“Aunt Carrie just bought a new van.

She spent about 45 minutes deciding which one she wanted. Then bought it.

The first time she saw it was the day she picked it up and after she’d already paid for it… from a company she’s never heard of before.”

I looked at my Aunt Barbara with some surprise.

Typically a car purchase is a major decision. It usually includes a long research time, finance applications, test drives and negotiating with a salesman.

But not this time.

45 minutes and done.

You might be tempted to think that my Aunt Carrie is a spontaneous person and this is just her modus operandi.

Not so.

She’s lived in the same house for over 30 years.

Highly conservative and thoughtful about everything.

And very frugal… sometimes to a fault.

So what would convince her to make a major purchase in such a short time?
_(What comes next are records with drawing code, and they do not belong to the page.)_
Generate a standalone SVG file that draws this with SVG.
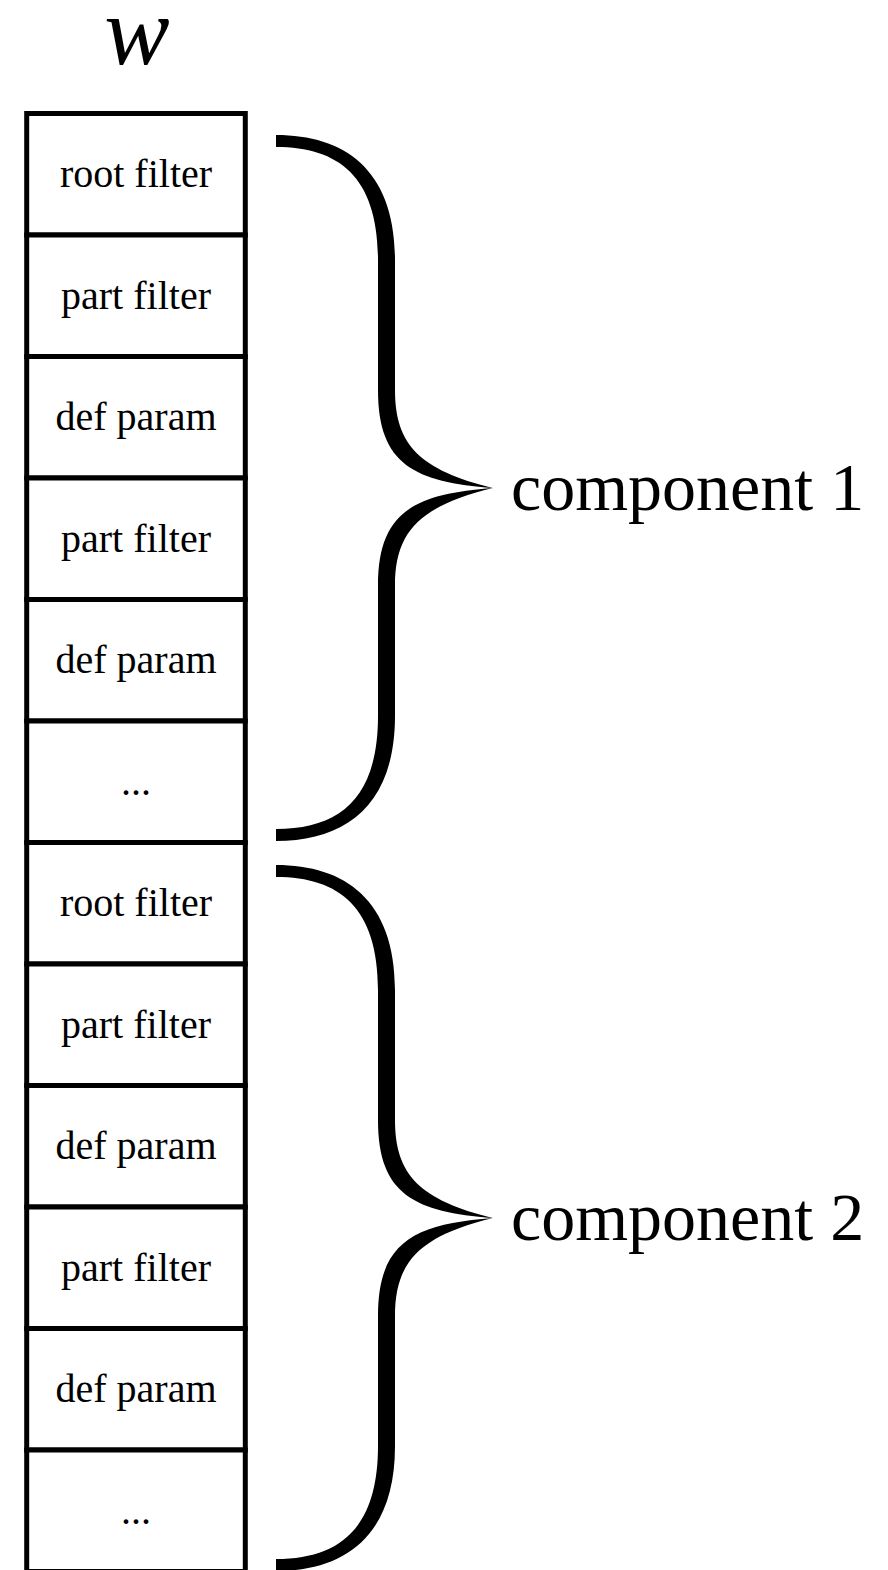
<svg xmlns="http://www.w3.org/2000/svg" xmlns:xlink="http://www.w3.org/1999/xlink" width="888" height="1570" viewBox="0 0 888 1570">
  <style>
    .cell { fill: #fff; stroke: #000; stroke-width: 5; }
    .lbl { font-family: "Liberation Serif", "Times New Roman", serif; font-size: 40px; fill: #000; text-anchor: middle; }
    .big { font-family: "Liberation Serif", "Times New Roman", serif; font-size: 68px; fill: #000; }
    .var { font-family: "Liberation Serif", "Times New Roman", serif; font-style: italic; font-size: 98px; fill: #000; text-anchor: middle; }
    .brace { fill: #000; stroke: none; }
  </style>
  <defs>
    <!-- curly brace, top end at y=0, tip at y=347, bottom end at y=694 -->
    <path id="brace" class="brace" d="M276,-6 C345,-6 395,29 395,119 L395,249 C395,304 420,329 493,347 C420,365 395,390 395,445 L395,575 C395,665 345,700 276,700 L276,688 C340,688 378,657 378,575 L378,445 C378,370 415,353 493,347 C415,341 378,324 378,249 L378,119 C378,37 340,6 276,6 Z"/>
  </defs>
  <rect width="888" height="1570" fill="#fff"/>

  <!-- vector label -->
  <text class="var" x="137" y="64">w</text>

  <!-- stacked cells of the parameter vector -->
  <g id="cell-1"><rect class="cell" x="26.7" y="113.5" width="218.6" height="121.5"/><text class="lbl" x="136" y="187">root filter</text></g>
  <g id="cell-2"><rect class="cell" x="26.7" y="235" width="218.6" height="121.5"/><text class="lbl" x="136" y="308.5">part filter</text></g>
  <g id="cell-3"><rect class="cell" x="26.7" y="356.5" width="218.6" height="121.5"/><text class="lbl" x="136" y="430">def param</text></g>
  <g id="cell-4"><rect class="cell" x="26.7" y="478" width="218.6" height="121.5"/><text class="lbl" x="136" y="551.5">part filter</text></g>
  <g id="cell-5"><rect class="cell" x="26.7" y="599.5" width="218.6" height="121.5"/><text class="lbl" x="136" y="673">def param</text></g>
  <g id="cell-6"><rect class="cell" x="26.7" y="721" width="218.6" height="121.5"/><text class="lbl" x="136" y="794.5">...</text></g>
  <g id="cell-7"><rect class="cell" x="26.7" y="842.5" width="218.6" height="121.5"/><text class="lbl" x="136" y="916">root filter</text></g>
  <g id="cell-8"><rect class="cell" x="26.7" y="964" width="218.6" height="121.5"/><text class="lbl" x="136" y="1037.5">part filter</text></g>
  <g id="cell-9"><rect class="cell" x="26.7" y="1085.5" width="218.6" height="121.5"/><text class="lbl" x="136" y="1159">def param</text></g>
  <g id="cell-10"><rect class="cell" x="26.7" y="1207" width="218.6" height="121.5"/><text class="lbl" x="136" y="1280.5">part filter</text></g>
  <g id="cell-11"><rect class="cell" x="26.7" y="1328.5" width="218.6" height="121.5"/><text class="lbl" x="136" y="1402">def param</text></g>
  <g id="cell-12"><rect class="cell" x="26.7" y="1450" width="218.6" height="121.5"/><text class="lbl" x="136" y="1523.5">...</text></g>

  <!-- braces grouping the cells into components -->
  <g id="connectors">
    <use xlink:href="#brace" href="#brace" transform="translate(0,141)"/>
    <use xlink:href="#brace" href="#brace" transform="translate(0,871)"/>
  </g>

  <g id="component-1"><text class="big" x="511" y="510">component 1</text></g>
  <g id="component-2"><text class="big" x="511" y="1240">component 2</text></g>
</svg>
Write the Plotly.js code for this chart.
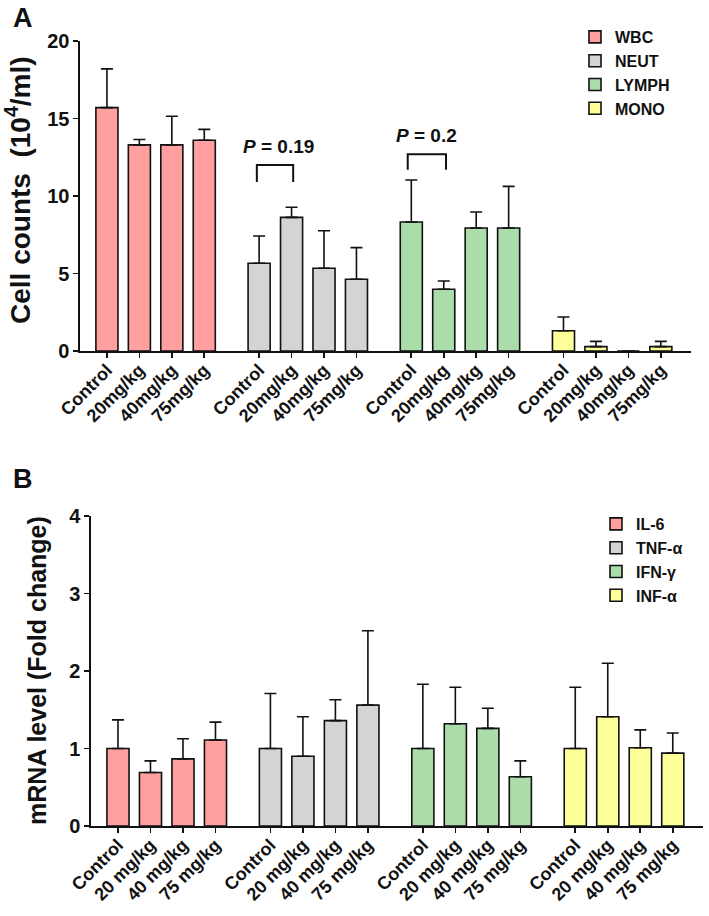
<!DOCTYPE html>
<html>
<head>
<meta charset="utf-8">
<script src="https://cdn.plot.ly/plotly-3.0.1.min.js"></script>
<style>html,body{margin:0;padding:0;background:#fff;}#chart{width:709px;height:916px;}</style>
</head>
<body>
<div id="chart"></div>
<script>
// ---------- Data ----------
const dosesA = ["Control", "20mg/kg", "40mg/kg", "75mg/kg"];
const dosesB = ["Control", "20 mg/kg", "40 mg/kg", "75 mg/kg"];

const seriesA = ["WBC", "NEUT", "LYMPH", "MONO"];
const wbc = [15.7, 13.3, 13.3, 13.6];
const wbcErr = [2.5, 0.35, 1.85, 0.7];
const neut = [5.66, 8.62, 5.34, 4.63];
const neutErr = [1.76, 0.65, 2.42, 2.04];
const lymph = [8.32, 3.98, 7.94, 7.94];
const lymphErr = [2.71, 0.54, 1.03, 2.68];
const mono = [1.31, 0.28, 0, 0.28];
const monoErr = [0.88, 0.34, 0, 0.34];

const seriesB = ["IL-6", "TNF-α", "IFN-γ", "INF-α"];
const il6 = [1.0, 0.69, 0.866, 1.11];
const il6Err = [0.37, 0.15, 0.26, 0.23];
const tnf = [1.0, 0.9, 1.36, 1.56];
const tnfErr = [0.71, 0.51, 0.27, 0.96];
const ifn = [1.0, 1.32, 1.26, 0.635];
const ifnErr = [0.83, 0.47, 0.26, 0.205];
const inf = [1.0, 1.41, 1.01, 0.94];
const infErr = [0.79, 0.69, 0.23, 0.26];

const pLabels = ["<i>P</i> = 0.19", "<i>P</i> = 0.2"];

const colors = ["#FF9F9F", "#D4D4D4", "#AADDAA", "#FFFF99"];

// ---------- Layout helpers ----------
const groupStep = 4.69;
const W = 709, H = 916;
const px = v => v / W;
const py = v => 1 - v / H;
const FONT = "Liberation Sans, Arial, Helvetica, sans-serif";

function xs(g) { return [0, 1, 2, 3].map(i => g * groupStep + i); }

const dataA = [[wbc, wbcErr], [neut, neutErr], [lymph, lymphErr], [mono, monoErr]];
const dataB = [[il6, il6Err], [tnf, tnfErr], [ifn, ifnErr], [inf, infErr]];

const traces = [];
dataA.forEach((d, g) => {
  traces.push({
    type: "bar", name: seriesA[g], x: xs(g), y: d[0],
    xaxis: "x", yaxis: "y", legend: "legend",
    width: 0.68,
    marker: { color: colors[g], line: { color: "#111", width: 1.6 } },
    error_y: { type: "data", array: d[1], arrayminus: d[1].map(() => 0), symmetric: false,
               color: "#111", thickness: 1.6, width: 6 },
    hoverinfo: "skip"
  });
});
dataB.forEach((d, g) => {
  traces.push({
    type: "bar", name: seriesB[g], x: xs(g), y: d[0],
    xaxis: "x2", yaxis: "y2", legend: "legend2",
    width: 0.68,
    marker: { color: colors[g], line: { color: "#111", width: 1.6 } },
    error_y: { type: "data", array: d[1], arrayminus: d[1].map(() => 0), symmetric: false,
               color: "#111", thickness: 1.6, width: 6 },
    hoverinfo: "skip"
  });
});

const tickVals = [0, 1, 2, 3].flatMap(g => xs(g));
const tickTextA = [0, 1, 2, 3].flatMap(() => dosesA);
const tickTextB = [0, 1, 2, 3].flatMap(() => dosesB);

const axisCommon = {
  showgrid: false, zeroline: false, showline: true, linecolor: "#111", linewidth: 1.6,
  ticks: "outside", ticklen: 5, tickwidth: 1.6, tickcolor: "#111", fixedrange: true
};

const xCommon = Object.assign({}, axisCommon, {
  range: [-0.83, 18.0], tickmode: "array", tickvals: tickVals, tickangle: -45,
  ticklabelstandoff: -5,
  tickfont: { family: FONT, size: 18, color: "#111", weight: "bold" }
});

// bracket shapes (data coordinates)
const brackets = [
  { g: 1, x0: -0.07, x1: 1.05, top: 12.0, bot: 10.9 },
  { g: 2, x0: -0.11, x1: 1.07, top: 12.7, bot: 11.7 }
];
const shapes = brackets.map(b => {
  const a = b.g * groupStep + b.x0, c = b.g * groupStep + b.x1;
  return { type: "path", xref: "x", yref: "y",
           path: `M ${a},${b.bot} L ${a},${b.top} L ${c},${b.top} L ${c},${b.bot}`,
           line: { color: "#111", width: 2 } };
});

const ann = (o) => Object.assign({ showarrow: false, xanchor: "center", yanchor: "middle" }, o);
const annotations = [
  ann({ text: "<b>" + pLabels[0] + "</b>", xref: "x", yref: "y", x: 1 * groupStep + 0.61, y: 13.2,
    font: { family: FONT, size: 19, color: "#111" } }),
  ann({ text: "<b>" + pLabels[1] + "</b>", xref: "x", yref: "y", x: 2 * groupStep + 0.48, y: 13.9,
    font: { family: FONT, size: 19, color: "#111" } }),
  ann({ text: "<b>A</b>", xref: "paper", yref: "paper", x: px(23), y: py(18),
    font: { family: FONT, size: 27, color: "#111" } }),
  ann({ text: "<b>B</b>", xref: "paper", yref: "paper", x: px(23), y: py(479),
    font: { family: FONT, size: 27, color: "#111" } }),
  ann({ text: "<b>Cell counts  (10<sup>4</sup>/ml)</b>", xref: "paper", yref: "paper", x: px(18), y: py(190),
    textangle: -90, font: { family: FONT, size: 28, color: "#111" } }),
  ann({ text: "<b>mRNA level (Fold change)</b>", xref: "paper", yref: "paper", x: px(37), y: py(671),
    textangle: -90, font: { family: FONT, size: 25, color: "#111" } })
];

const legendCommon = {
  font: { family: FONT, size: 16, color: "#111", weight: "bold" },
  bgcolor: "rgba(0,0,0,0)", borderwidth: 0, traceorder: "normal", tracegroupgap: 0,
  xanchor: "left", yanchor: "top", itemclick: false, itemdoubleclick: false
};

const layout = {
  width: W, height: H,
  margin: { l: 0, r: 0, t: 0, b: 0 },
  paper_bgcolor: "#fff", plot_bgcolor: "#fff",
  barmode: "overlay",
  showlegend: true,
  xaxis: Object.assign({}, xCommon, { domain: [px(80), px(691)], anchor: "y", ticktext: tickTextA }),
  yaxis: Object.assign({}, axisCommon, {
    domain: [py(351), py(41)], anchor: "x", range: [0, 20], tickvals: [0, 5, 10, 15, 20],
    tickfont: { family: FONT, size: 20, color: "#111", weight: "bold" }
  }),
  xaxis2: Object.assign({}, xCommon, { domain: [px(91), px(703)], anchor: "y2", ticktext: tickTextB }),
  yaxis2: Object.assign({}, axisCommon, {
    domain: [py(826), py(516)], anchor: "x2", range: [0, 4], tickvals: [0, 1, 2, 3, 4],
    tickfont: { family: FONT, size: 20, color: "#111", weight: "bold" }
  }),
  legend: Object.assign({}, legendCommon, { x: px(575), y: py(20) }),
  legend2: Object.assign({}, legendCommon, { x: px(596), y: py(507) }),
  shapes: shapes,
  annotations: annotations
};

Plotly.newPlot("chart", traces, layout, { staticPlot: true, displayModeBar: false });
</script>
</body>
</html>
Especially when doing so was contrary to her nature?

Even more amazing is that this happened during times of high-inflation and a pending recession!
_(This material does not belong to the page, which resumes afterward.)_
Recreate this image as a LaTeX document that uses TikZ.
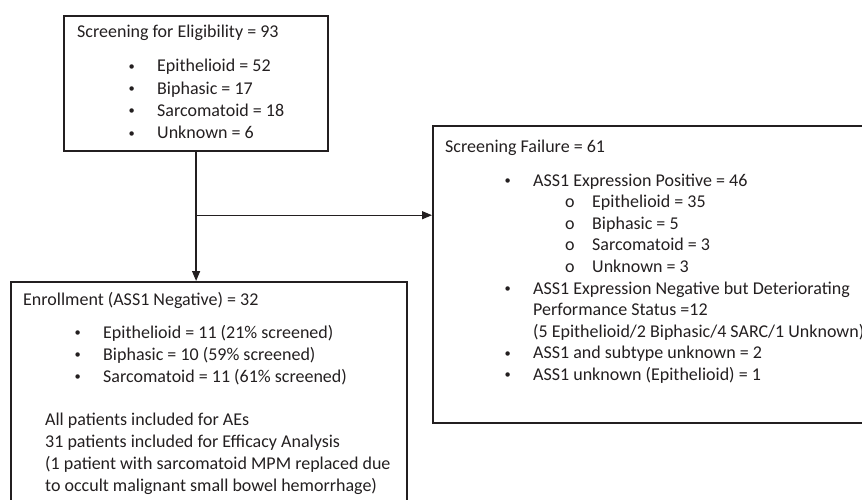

The answer holds a very important lesson for businesses everywhere that want to thrive in tough times.

It can be summed up in two words… which I’ll detail for you in a minute.
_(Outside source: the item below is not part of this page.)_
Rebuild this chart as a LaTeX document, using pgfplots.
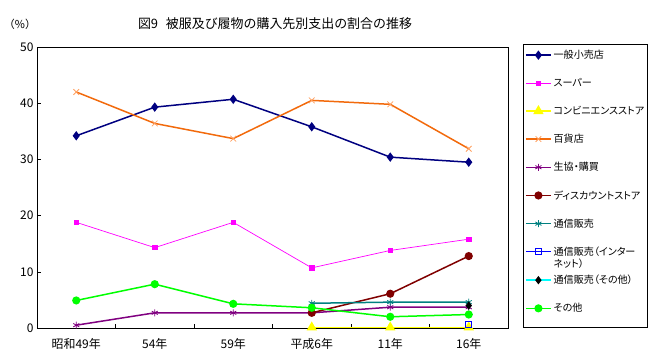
\documentclass[border=0pt]{standalone}
\usepackage{pgfplots}
\pgfplotsset{compat=1.18}
\usepackage{fontspec}
\setmainfont{Noto Sans CJK JP}
\newfontfamily\pfont{Noto Sans CJK JP}[RawFeature=+palt]
\definecolor{cnavy}{HTML}{000080}
\definecolor{cmag}{HTML}{FF00FF}
\definecolor{cyel}{HTML}{FFFF00}
\definecolor{corange}{HTML}{F26A0C}
\definecolor{corangel}{HTML}{FFA060}
\definecolor{cpurp}{HTML}{800080}
\definecolor{cdred}{HTML}{800000}
\definecolor{cteal}{HTML}{008080}
\definecolor{cblue}{HTML}{0000FF}
\definecolor{ccyan}{HTML}{00FFFF}
\definecolor{cgreen}{HTML}{00FF00}
\begin{document}
\begin{tikzpicture}
\useasboundingbox (0,0) rectangle (660bp,358bp);
\node[font=\fontsize{11}{13}\selectfont] at (20bp,334bp) {（\%）};
\node[font=\fontsize{13}{15}\selectfont] at (275bp,334bp) {図9\hspace{0.6em}被服及び履物の購入先別支出の割合の推移};
\begin{axis}[
  at={(37bp,30bp)}, anchor=south west,
  width=471bp, height=281bp, scale only axis,
  clip mode=individual,
  xmin=-0.5, xmax=5.5, ymin=0, ymax=50,
  xtick={0,1,2,3,4,5},
  xticklabels={昭和49年,54年,59年,平成6年,11年,16年},
  minor xtick={0.5,1.5,2.5,3.5,4.5},
  ytick={0,10,20,30,40,50},
  tick pos=left, tick align=inside,
  major tick length=4bp,
  minor tick length=4bp,
  major x tick style={draw=none},
  tick style={black, line width=0.4bp},
  /pgf/number format/assume math mode=true,
  ticklabel style={font=\fontsize{12}{14}\selectfont},
  xticklabel style={yshift=-7bp},
  axis line style={line width=0.6bp},
  legend style={at={(1.0318,1.0036)}, anchor=north west,
    font=\fontsize{10.1}{12}\selectfont\pfont, draw=none, fill=none,
    row sep=14.2bp, inner xsep=2bp, inner ysep=2bp,
    cells={anchor=west, align=left}},
  legend cell align=left,
  legend image code/.code={\draw[mark repeat=2,mark phase=2] plot coordinates {(0bp,0bp) (12.5bp,0bp) (25bp,0bp)};},
]
\addplot[cnavy, line width=1.5bp, mark=diamond*, mark size=3.5bp] coordinates {(0,34.2) (1,39.3) (2,40.7) (3,35.8) (4,30.4) (5,29.5)};
\addlegendentry{一般小売店}
\addplot[cmag, line width=0.7bp, mark=square*, mark size=2.2bp] coordinates {(0,18.8) (1,14.3) (2,18.8) (3,10.7) (4,13.8) (5,15.8)};
\addlegendentry{スーパー}
\addplot[cyel, line width=1.5bp, mark=triangle*, mark size=4.5bp] coordinates {(3,0.1) (4,0.1) (5,0.1)};
\addlegendentry{コンビニエンスストア}
\addplot[corange, line width=1.5bp, mark=x, mark size=4bp, mark options={corangel, line width=0.8bp}] coordinates {(0,42.0) (1,36.4) (2,33.7) (3,40.5) (4,39.8) (5,31.9)};
\addlegendentry{百貨店}
\addplot[cpurp, line width=1.5bp, mark=asterisk, mark size=3.5bp, mark options={line width=0.8bp}] coordinates {(0,0.5) (1,2.7) (2,2.7) (3,2.7) (4,3.7) (5,3.7)};
\addlegendentry{生協・購買}
\addplot[cdred, line width=1.5bp, mark=*, mark size=3.3bp] coordinates {(3,2.7) (4,6.1) (5,12.8)};
\addlegendentry{ディスカウントストア}
\addplot[cteal, line width=1.5bp, mark=asterisk, mark size=3.5bp, mark options={line width=0.8bp}] coordinates {(3,4.4) (4,4.6) (5,4.6)};
\addlegendentry{通信販売}
\addplot[cblue, line width=1.2bp, mark=square, mark size=3bp, mark options={line width=0.8bp}] coordinates {(5,0.7)};
\addlegendentry{\raisebox{0pt}[\height][0pt]{\parbox[t]{3cm}{通信販売（インター\\ネット）}}}
\addplot[ccyan, line width=1.5bp, mark=diamond*, mark size=3bp, mark options={black}] coordinates {(5,4.0)};
\addlegendentry{通信販売（その他）}
\addplot[cgreen, line width=1.5bp, mark=*, mark size=3.3bp] coordinates {(0,4.9) (1,7.8) (2,4.3) (3,3.6) (4,2.0) (5,2.4)};
\addlegendentry{その他}
\draw[black, line width=0.6bp] (rel axis cs:1.0318,1.0107) rectangle (rel axis cs:1.2951,0.0036);
\end{axis}
\end{tikzpicture}
\end{document}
For now consider another example with a lower price point, but in a much worse economy…

In 2009, just after the United States entered a major recession, one of our clients presented us with a major problem.

Collectorz specializes in helping LP record , book, CD and comic book collectors organize and catalog their collections. It is a very unique niche, right?

They did some major updates to their software.

The major problem was two fold:

  1. Low Upgrade Rates – The last two updates had a very low up-take rate. Less than 8% of their list was upgrading, despite being offered serious perks and features in the new versions.
  2. Poor New Sales – Overall sales were low. When the economy is down, people tend to get tight with their money… even for a $19/month purchase.

As we discussed possible solutions, I realized that their offer was missing an important component.

This two word solution for getting customers to buy more that I referred to earlier… they didn’t have any kind of strategy to make it work for them.

We build a simple system for them.

The impact was immediate. Within less than a month more than 50% of their list moved to the new version and they saw an increase of over 39% in new sales.

So, what did they do?

In both cases – with my Aunt and with Collectorz – one thing made all the difference.

They implemented “Risk Management”.

I’m not talking about the company’s risk… I’m talking about the buyer’s risk.

In my Aunt Carrie’s case, the car dealership offered her a 10 day no-questions asked refund or replacement policy.

Buy now, drive it around, have a mechanic check it out… and if, after 10 days you don’t love the car, bring it back and we’ll give you a new one or refund your money.

EASY… and totally free of risks for the buyer.

For Collectorz, we implemented a full-refund policy… plus they got to keep the software… and we’d help them migrate to a different platform of their choice… if they didn’t love, love, love the new interface and features.

Again, ZERO risk for the buyer.

Why does this work so well?

Think about this…

When times are tough financially it adds a huge layer of stress and strain to buyers – both consumers and businesses.

Everyone feels at risk because they don’t know if their purchasing power will suddenly dry up.

Oftentimes, marketing managers, COO’s and acquisition departments feel this same pressure, they tend to tighten policies, watered-down guarantees, and actually increase real or perceived risk to the buyer.

In other words, they seek for ways to reduce THEIR risks, not the consumers.

Almost all airlines reacted this way during the COVID-19 pandemic. They went to great lengths to increase revenue streams for themselves, including charging more for food, baggage, seat assignments, and other services.

Southwest Airlines took the opposite approach and aggressively reduced the risks for the passengers.

The result?

Southwest substantially grew their market share while others suffered major market reduction and revenue loss.

For example, American Airlines, the top airline in the world, had a year-over-year revenue growth of -48.1% (ending Q2, 2022), with a total 5 year growth rate of -15.81%.

By contrast, Southwest had a Y/Y revenue growth of 114.39% (ending Q2, 2022) and a total 5 year growth rate of -5.02%… the highest in the airline industry (COVID-19 was a killer for these guys!).

By far, the best way to increase revenues and get more buyers during hard times is to create policies and systems to reduce risks for the buyer.

You can do this by:

  1. Analyzing market trends
  2. Pinning down your buyer’s current sentiment and key emotions
  3. Reviewing policies, prices and practices with a “Buyer Risk Management” mindset

When you wisely implement systems that make the buyer feel safe, they will purchase more… bring you more revenues… and reduce your risks.